# Written task
The listing below must be repeated word for word, with its images excluded.

══ Supplied material ══

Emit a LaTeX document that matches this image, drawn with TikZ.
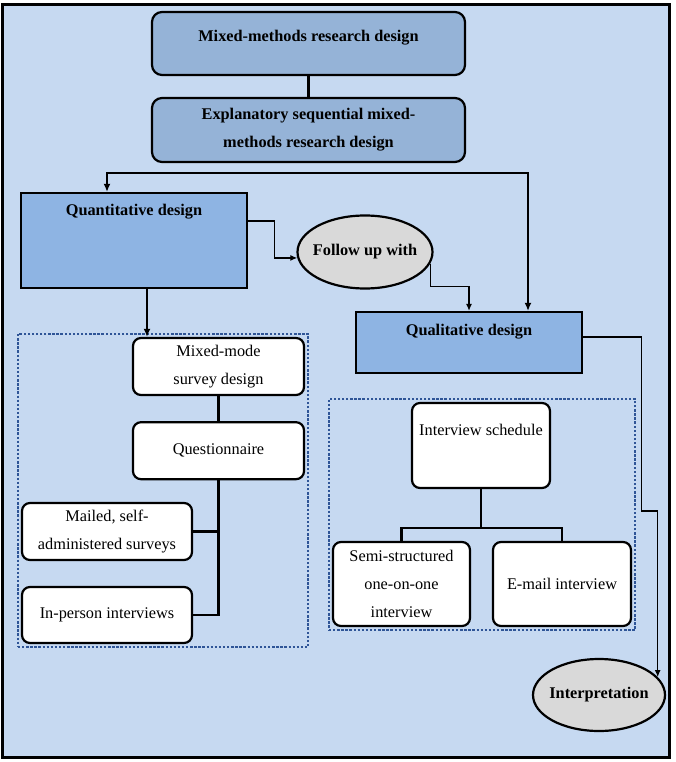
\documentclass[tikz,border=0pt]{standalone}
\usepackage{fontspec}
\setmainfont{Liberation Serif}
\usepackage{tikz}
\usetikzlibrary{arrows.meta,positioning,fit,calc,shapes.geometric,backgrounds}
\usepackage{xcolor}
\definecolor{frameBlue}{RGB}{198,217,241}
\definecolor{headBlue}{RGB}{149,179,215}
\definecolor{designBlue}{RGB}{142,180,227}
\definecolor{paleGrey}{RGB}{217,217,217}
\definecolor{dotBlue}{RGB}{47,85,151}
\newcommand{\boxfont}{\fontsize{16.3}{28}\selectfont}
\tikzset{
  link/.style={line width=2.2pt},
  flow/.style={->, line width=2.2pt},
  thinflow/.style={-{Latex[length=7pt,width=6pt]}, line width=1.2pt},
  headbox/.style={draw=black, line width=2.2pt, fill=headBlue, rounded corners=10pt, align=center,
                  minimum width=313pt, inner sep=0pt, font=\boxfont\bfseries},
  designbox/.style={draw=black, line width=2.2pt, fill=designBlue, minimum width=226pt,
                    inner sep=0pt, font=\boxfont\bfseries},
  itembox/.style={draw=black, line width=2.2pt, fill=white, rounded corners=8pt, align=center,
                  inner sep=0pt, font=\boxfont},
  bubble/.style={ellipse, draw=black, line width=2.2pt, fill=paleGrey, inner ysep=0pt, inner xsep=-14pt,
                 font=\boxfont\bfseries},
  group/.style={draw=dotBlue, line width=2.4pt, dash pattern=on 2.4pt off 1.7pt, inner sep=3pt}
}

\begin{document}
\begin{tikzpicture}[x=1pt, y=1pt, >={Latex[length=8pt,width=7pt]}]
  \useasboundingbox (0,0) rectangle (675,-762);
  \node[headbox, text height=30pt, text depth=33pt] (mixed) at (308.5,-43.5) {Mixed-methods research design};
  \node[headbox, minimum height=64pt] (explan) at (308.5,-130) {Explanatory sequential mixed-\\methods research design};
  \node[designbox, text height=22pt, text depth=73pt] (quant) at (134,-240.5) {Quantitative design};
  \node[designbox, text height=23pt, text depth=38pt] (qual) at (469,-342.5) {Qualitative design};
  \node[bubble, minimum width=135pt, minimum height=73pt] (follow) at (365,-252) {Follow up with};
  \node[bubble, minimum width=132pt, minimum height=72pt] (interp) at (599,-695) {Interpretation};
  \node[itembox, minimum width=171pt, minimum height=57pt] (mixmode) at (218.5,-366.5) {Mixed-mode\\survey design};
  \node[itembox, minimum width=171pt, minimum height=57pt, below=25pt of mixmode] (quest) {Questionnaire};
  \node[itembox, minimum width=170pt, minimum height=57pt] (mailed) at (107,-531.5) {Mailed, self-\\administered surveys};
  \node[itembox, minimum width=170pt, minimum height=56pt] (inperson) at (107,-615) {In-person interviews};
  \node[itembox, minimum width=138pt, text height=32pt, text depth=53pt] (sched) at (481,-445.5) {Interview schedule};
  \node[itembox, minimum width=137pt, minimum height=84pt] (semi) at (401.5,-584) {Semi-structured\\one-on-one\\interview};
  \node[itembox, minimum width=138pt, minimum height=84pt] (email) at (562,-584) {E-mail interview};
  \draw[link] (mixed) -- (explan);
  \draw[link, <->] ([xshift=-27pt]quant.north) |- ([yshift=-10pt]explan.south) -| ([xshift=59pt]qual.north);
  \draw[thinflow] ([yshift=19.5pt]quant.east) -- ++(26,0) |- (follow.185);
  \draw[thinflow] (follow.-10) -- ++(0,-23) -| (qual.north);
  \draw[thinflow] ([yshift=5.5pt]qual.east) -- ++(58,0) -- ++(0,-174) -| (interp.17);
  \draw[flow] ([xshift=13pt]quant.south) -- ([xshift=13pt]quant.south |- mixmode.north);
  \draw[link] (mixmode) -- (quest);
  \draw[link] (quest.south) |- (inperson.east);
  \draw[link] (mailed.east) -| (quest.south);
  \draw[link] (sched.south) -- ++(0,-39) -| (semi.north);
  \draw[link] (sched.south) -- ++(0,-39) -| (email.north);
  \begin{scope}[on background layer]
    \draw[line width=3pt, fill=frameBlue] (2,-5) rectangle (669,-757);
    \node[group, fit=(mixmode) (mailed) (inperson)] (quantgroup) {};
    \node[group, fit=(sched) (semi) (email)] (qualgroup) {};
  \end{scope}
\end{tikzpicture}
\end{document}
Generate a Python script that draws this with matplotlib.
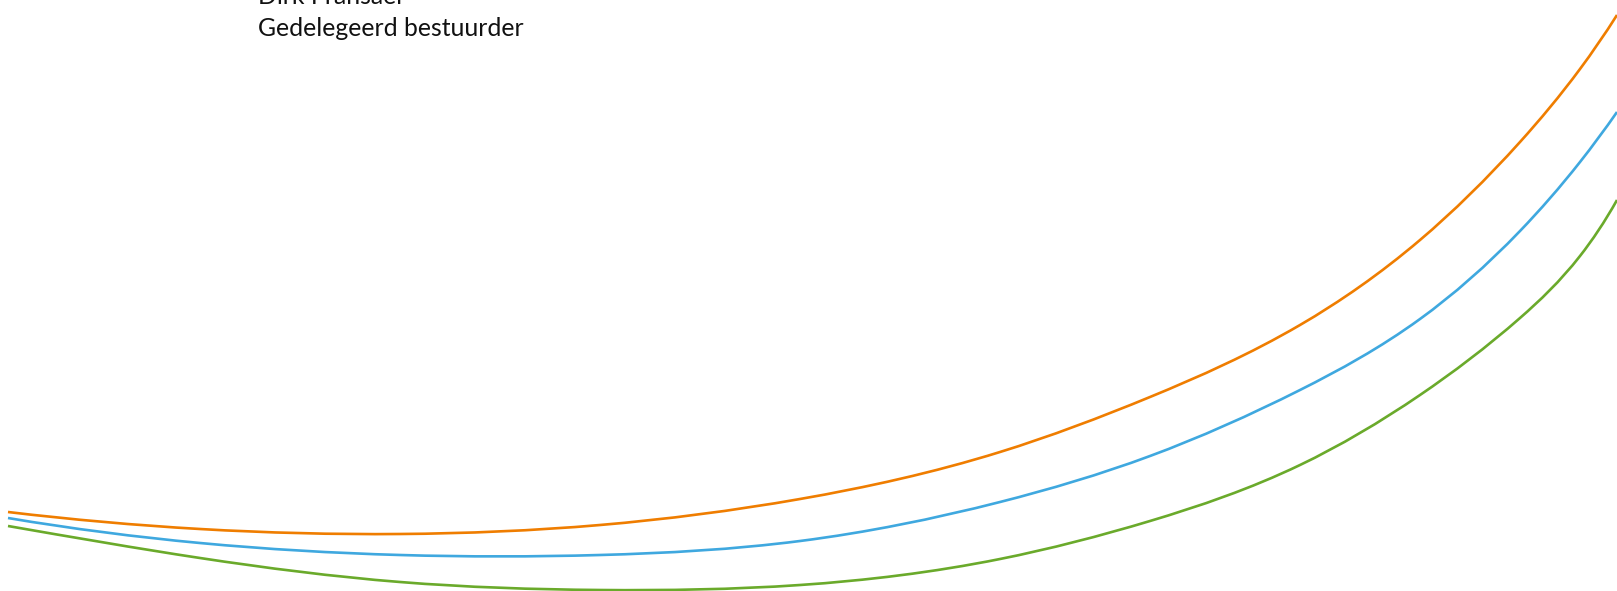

═══

# Correct response
Emit a LaTeX document that matches this image, drawn with TikZ.
\documentclass[tikz,border=0pt]{standalone}
\usepackage{fontspec}
\setmainfont{Liberation Serif}
\usepackage{tikz}
\usetikzlibrary{arrows.meta,positioning,fit,calc,shapes.geometric,backgrounds}
\usepackage{xcolor}
\definecolor{frameBlue}{RGB}{198,217,241}
\definecolor{headBlue}{RGB}{149,179,215}
\definecolor{designBlue}{RGB}{142,180,227}
\definecolor{paleGrey}{RGB}{217,217,217}
\definecolor{dotBlue}{RGB}{47,85,151}
\newcommand{\boxfont}{\fontsize{16.3}{28}\selectfont}
\tikzset{
  link/.style={line width=2.2pt},
  flow/.style={->, line width=2.2pt},
  thinflow/.style={-{Latex[length=7pt,width=6pt]}, line width=1.2pt},
  headbox/.style={draw=black, line width=2.2pt, fill=headBlue, rounded corners=10pt, align=center,
                  minimum width=313pt, inner sep=0pt, font=\boxfont\bfseries},
  designbox/.style={draw=black, line width=2.2pt, fill=designBlue, minimum width=226pt,
                    inner sep=0pt, font=\boxfont\bfseries},
  itembox/.style={draw=black, line width=2.2pt, fill=white, rounded corners=8pt, align=center,
                  inner sep=0pt, font=\boxfont},
  bubble/.style={ellipse, draw=black, line width=2.2pt, fill=paleGrey, inner ysep=0pt, inner xsep=-14pt,
                 font=\boxfont\bfseries},
  group/.style={draw=dotBlue, line width=2.4pt, dash pattern=on 2.4pt off 1.7pt, inner sep=3pt}
}

\begin{document}
\begin{tikzpicture}[x=1pt, y=1pt, >={Latex[length=8pt,width=7pt]}]
  \useasboundingbox (0,0) rectangle (675,-762);
  \node[headbox, text height=30pt, text depth=33pt] (mixed) at (308.5,-43.5) {Mixed-methods research design};
  \node[headbox, minimum height=64pt] (explan) at (308.5,-130) {Explanatory sequential mixed-\\methods research design};
  \node[designbox, text height=22pt, text depth=73pt] (quant) at (134,-240.5) {Quantitative design};
  \node[designbox, text height=23pt, text depth=38pt] (qual) at (469,-342.5) {Qualitative design};
  \node[bubble, minimum width=135pt, minimum height=73pt] (follow) at (365,-252) {Follow up with};
  \node[bubble, minimum width=132pt, minimum height=72pt] (interp) at (599,-695) {Interpretation};
  \node[itembox, minimum width=171pt, minimum height=57pt] (mixmode) at (218.5,-366.5) {Mixed-mode\\survey design};
  \node[itembox, minimum width=171pt, minimum height=57pt, below=25pt of mixmode] (quest) {Questionnaire};
  \node[itembox, minimum width=170pt, minimum height=57pt] (mailed) at (107,-531.5) {Mailed, self-\\administered surveys};
  \node[itembox, minimum width=170pt, minimum height=56pt] (inperson) at (107,-615) {In-person interviews};
  \node[itembox, minimum width=138pt, text height=32pt, text depth=53pt] (sched) at (481,-445.5) {Interview schedule};
  \node[itembox, minimum width=137pt, minimum height=84pt] (semi) at (401.5,-584) {Semi-structured\\one-on-one\\interview};
  \node[itembox, minimum width=138pt, minimum height=84pt] (email) at (562,-584) {E-mail interview};
  \draw[link] (mixed) -- (explan);
  \draw[link, <->] ([xshift=-27pt]quant.north) |- ([yshift=-10pt]explan.south) -| ([xshift=59pt]qual.north);
  \draw[thinflow] ([yshift=19.5pt]quant.east) -- ++(26,0) |- (follow.185);
  \draw[thinflow] (follow.-10) -- ++(0,-23) -| (qual.north);
  \draw[thinflow] ([yshift=5.5pt]qual.east) -- ++(58,0) -- ++(0,-174) -| (interp.17);
  \draw[flow] ([xshift=13pt]quant.south) -- ([xshift=13pt]quant.south |- mixmode.north);
  \draw[link] (mixmode) -- (quest);
  \draw[link] (quest.south) |- (inperson.east);
  \draw[link] (mailed.east) -| (quest.south);
  \draw[link] (sched.south) -- ++(0,-39) -| (semi.north);
  \draw[link] (sched.south) -- ++(0,-39) -| (email.north);
  \begin{scope}[on background layer]
    \draw[line width=3pt, fill=frameBlue] (2,-5) rectangle (669,-757);
    \node[group, fit=(mixmode) (mailed) (inperson)] (quantgroup) {};
    \node[group, fit=(sched) (semi) (email)] (qualgroup) {};
  \end{scope}
\end{tikzpicture}
\end{document}
Generate a Python script that draws this with matplotlib.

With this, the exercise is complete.